(DATA SHOWN)

------------------------

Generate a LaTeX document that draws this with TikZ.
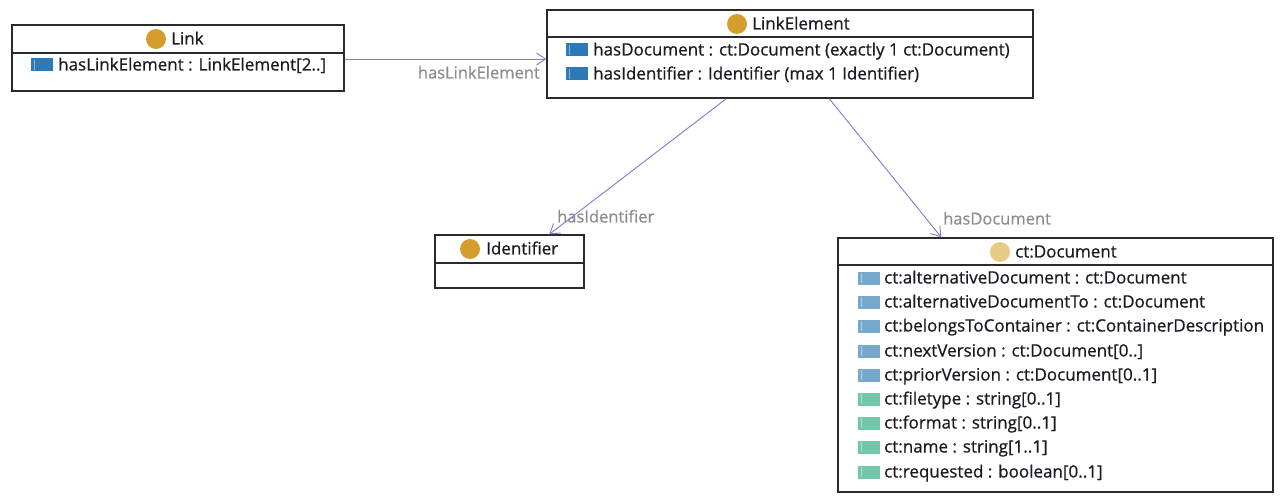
\documentclass[tikz,border=0pt]{standalone}
\usepackage{fontspec}
\setmainfont{Open Sans}
\usetikzlibrary{arrows.meta}

\definecolor{frame}{HTML}{2A2A2A}
\definecolor{txt}{HTML}{1A1A24}
\definecolor{assoccol}{HTML}{7C7CD8}
\definecolor{lblcol}{HTML}{8C8C8C}
\definecolor{classdot}{HTML}{D39E2C}
\definecolor{classdotlt}{HTML}{E8CA84}
\definecolor{objprop}{HTML}{2C7BB8}
\definecolor{objproplt}{HTML}{76A8CC}
\definecolor{dataprop}{HTML}{72C7A8}

\tikzset{
  x=1pt, y=-1pt,
  classbox/.style={draw=frame, line width=1.4pt, fill=white, inner sep=0pt},
  sepline/.style={draw=frame, line width=1.2pt},
  title/.style={anchor=west, inner sep=0pt, text height=11pt, text depth=0pt,
                font=\fontsize{17}{20}\selectfont\addfontfeatures{FakeBold=0.6}, text=txt},
  prop/.style={anchor=west, inner sep=0pt, text height=11pt, text depth=0pt,
               font=\fontsize{17}{20}\selectfont\addfontfeatures{FakeBold=0.6}, text=txt},
  assoc/.style={draw=assoccol, line width=0.9pt,
                -{Straight Barb[length=9pt, width=12pt, line width=0.9pt]}},
  assoclbl/.style={inner sep=0pt, text height=11pt, text depth=0pt,
                   font=\fontsize{16.5}{20}\selectfont\addfontfeatures{FakeBold=0.4}, text=lblcol},
}

% class icon: filled circle
\newcommand{\classicon}[3]{\fill[#3] (#1,#2) circle (10pt);}
% property icon: small bar with a light strip on its left
\newcommand{\propicon}[3]{%
  \fill[#3] (#1,#2-6.5) rectangle (#1+22,#2+6.5);
  \draw[white!45!#3, line width=0.7pt] (#1+3,#2-5) -- (#1+3,#2+5);}

\begin{document}
\begin{tikzpicture}
\useasboundingbox[fill=white] (0,0) rectangle (1280,497);

% ---- Link ----
\node[classbox, minimum width=332pt, minimum height=66pt] (link) at (178,58) {};
\draw[sepline] (12,53) -- (344,53);
\classicon{156}{39}{classdot}
\node[title] (linkT) at (171,39) {Link};
\propicon{31}{65}{objprop}
\node[prop] (linkP1) at (58,65) {hasLinkElement : LinkElement[2..]};

% ---- LinkElement ----
\node[classbox, minimum width=486pt, minimum height=88pt] (linkel) at (790,54) {};
\draw[sepline] (547,37) -- (1033,37);
\classicon{737}{24}{classdot}
\node[title] (linkelT) at (752,24) {LinkElement};
\propicon{566}{50}{objprop}
\node[prop] (linkelP1) at (593,50) {hasDocument : ct:Document (exactly 1 ct:Document)};
\propicon{566}{74}{objprop}
\node[prop] (linkelP2) at (593,74) {hasIdentifier : Identifier (max 1 Identifier)};

% ---- Identifier ----
\node[classbox, minimum width=149pt, minimum height=53pt] (ident) at (509.5,261.5) {};
\draw[sepline] (435,263) -- (584,263);
\classicon{470}{249}{classdot}
\node[title] (identT) at (486,249) {Identifier};

% ---- ct:Document ----
\node[classbox, minimum width=435pt, minimum height=254pt] (doc) at (1055.5,365) {};
\draw[sepline] (838,265) -- (1273,265);
\classicon{1000}{252}{classdotlt}
\node[title] (docT) at (1015,252) {ct:Document};
\propicon{858}{278}{objproplt}
\node[prop] (docP1) at (884,278) {ct:alternativeDocument : ct:Document};
\propicon{858}{302}{objproplt}
\node[prop] (docP2) at (884,302) {ct:alternativeDocumentTo : ct:Document};
\propicon{858}{326}{objproplt}
\node[prop] (docP3) at (884,326) {ct:belongsToContainer : ct:ContainerDescription};
\propicon{858}{351}{objproplt}
\node[prop] (docP4) at (884,351) {ct:nextVersion : ct:Document[0..]};
\propicon{858}{375}{objproplt}
\node[prop] (docP5) at (884,375) {ct:priorVersion : ct:Document[0..1]};
\propicon{858}{399}{dataprop}
\node[prop] (docP6) at (884,399) {ct:filetype : string[0..1]};
\propicon{858}{423}{dataprop}
\node[prop] (docP7) at (884,423) {ct:format : string[0..1]};
\propicon{858}{447}{dataprop}
\node[prop] (docP8) at (884,447) {ct:name : string[1..1]};
\propicon{858}{472}{dataprop}
\node[prop] (docP9) at (884,472) {ct:requested : boolean[0..1]};

% ---- associations ----
\draw[assoc] ([yshift=-1pt]link.east) -- ([yshift=-1pt]link.east -| linkel.west);
\node[assoclbl, anchor=east] (lblLE) at (540,73) {hasLinkElement};

\draw[assoc] ([xshift=180pt]linkel.south west) -- ([xshift=115pt]ident.north west);
\node[assoclbl, anchor=west] (lblId) at (557,217) {hasIdentifier};

\draw[assoc] ([xshift=283pt]linkel.south west) -- ([xshift=104pt]doc.north west);
\node[assoclbl, anchor=west] (lblDoc) at (943,219) {hasDocument};

\end{tikzpicture}
\end{document}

------------------------

(WORK TO BE COMPLETED) Copy each line exactly, and leave the pictures out of your copy.

(FINISHED EXERCISE)
Generate a LaTeX document that draws this with TikZ.
\documentclass[tikz,border=0pt]{standalone}
\usepackage{fontspec}
\setmainfont{Open Sans}
\usetikzlibrary{arrows.meta}

\definecolor{frame}{HTML}{2A2A2A}
\definecolor{txt}{HTML}{1A1A24}
\definecolor{assoccol}{HTML}{7C7CD8}
\definecolor{lblcol}{HTML}{8C8C8C}
\definecolor{classdot}{HTML}{D39E2C}
\definecolor{classdotlt}{HTML}{E8CA84}
\definecolor{objprop}{HTML}{2C7BB8}
\definecolor{objproplt}{HTML}{76A8CC}
\definecolor{dataprop}{HTML}{72C7A8}

\tikzset{
  x=1pt, y=-1pt,
  classbox/.style={draw=frame, line width=1.4pt, fill=white, inner sep=0pt},
  sepline/.style={draw=frame, line width=1.2pt},
  title/.style={anchor=west, inner sep=0pt, text height=11pt, text depth=0pt,
                font=\fontsize{17}{20}\selectfont\addfontfeatures{FakeBold=0.6}, text=txt},
  prop/.style={anchor=west, inner sep=0pt, text height=11pt, text depth=0pt,
               font=\fontsize{17}{20}\selectfont\addfontfeatures{FakeBold=0.6}, text=txt},
  assoc/.style={draw=assoccol, line width=0.9pt,
                -{Straight Barb[length=9pt, width=12pt, line width=0.9pt]}},
  assoclbl/.style={inner sep=0pt, text height=11pt, text depth=0pt,
                   font=\fontsize{16.5}{20}\selectfont\addfontfeatures{FakeBold=0.4}, text=lblcol},
}

% class icon: filled circle
\newcommand{\classicon}[3]{\fill[#3] (#1,#2) circle (10pt);}
% property icon: small bar with a light strip on its left
\newcommand{\propicon}[3]{%
  \fill[#3] (#1,#2-6.5) rectangle (#1+22,#2+6.5);
  \draw[white!45!#3, line width=0.7pt] (#1+3,#2-5) -- (#1+3,#2+5);}

\begin{document}
\begin{tikzpicture}
\useasboundingbox[fill=white] (0,0) rectangle (1280,497);

% ---- Link ----
\node[classbox, minimum width=332pt, minimum height=66pt] (link) at (178,58) {};
\draw[sepline] (12,53) -- (344,53);
\classicon{156}{39}{classdot}
\node[title] (linkT) at (171,39) {Link};
\propicon{31}{65}{objprop}
\node[prop] (linkP1) at (58,65) {hasLinkElement : LinkElement[2..]};

% ---- LinkElement ----
\node[classbox, minimum width=486pt, minimum height=88pt] (linkel) at (790,54) {};
\draw[sepline] (547,37) -- (1033,37);
\classicon{737}{24}{classdot}
\node[title] (linkelT) at (752,24) {LinkElement};
\propicon{566}{50}{objprop}
\node[prop] (linkelP1) at (593,50) {hasDocument : ct:Document (exactly 1 ct:Document)};
\propicon{566}{74}{objprop}
\node[prop] (linkelP2) at (593,74) {hasIdentifier : Identifier (max 1 Identifier)};

% ---- Identifier ----
\node[classbox, minimum width=149pt, minimum height=53pt] (ident) at (509.5,261.5) {};
\draw[sepline] (435,263) -- (584,263);
\classicon{470}{249}{classdot}
\node[title] (identT) at (486,249) {Identifier};

% ---- ct:Document ----
\node[classbox, minimum width=435pt, minimum height=254pt] (doc) at (1055.5,365) {};
\draw[sepline] (838,265) -- (1273,265);
\classicon{1000}{252}{classdotlt}
\node[title] (docT) at (1015,252) {ct:Document};
\propicon{858}{278}{objproplt}
\node[prop] (docP1) at (884,278) {ct:alternativeDocument : ct:Document};
\propicon{858}{302}{objproplt}
\node[prop] (docP2) at (884,302) {ct:alternativeDocumentTo : ct:Document};
\propicon{858}{326}{objproplt}
\node[prop] (docP3) at (884,326) {ct:belongsToContainer : ct:ContainerDescription};
\propicon{858}{351}{objproplt}
\node[prop] (docP4) at (884,351) {ct:nextVersion : ct:Document[0..]};
\propicon{858}{375}{objproplt}
\node[prop] (docP5) at (884,375) {ct:priorVersion : ct:Document[0..1]};
\propicon{858}{399}{dataprop}
\node[prop] (docP6) at (884,399) {ct:filetype : string[0..1]};
\propicon{858}{423}{dataprop}
\node[prop] (docP7) at (884,423) {ct:format : string[0..1]};
\propicon{858}{447}{dataprop}
\node[prop] (docP8) at (884,447) {ct:name : string[1..1]};
\propicon{858}{472}{dataprop}
\node[prop] (docP9) at (884,472) {ct:requested : boolean[0..1]};

% ---- associations ----
\draw[assoc] ([yshift=-1pt]link.east) -- ([yshift=-1pt]link.east -| linkel.west);
\node[assoclbl, anchor=east] (lblLE) at (540,73) {hasLinkElement};

\draw[assoc] ([xshift=180pt]linkel.south west) -- ([xshift=115pt]ident.north west);
\node[assoclbl, anchor=west] (lblId) at (557,217) {hasIdentifier};

\draw[assoc] ([xshift=283pt]linkel.south west) -- ([xshift=104pt]doc.north west);
\node[assoclbl, anchor=west] (lblDoc) at (943,219) {hasDocument};

\end{tikzpicture}
\end{document}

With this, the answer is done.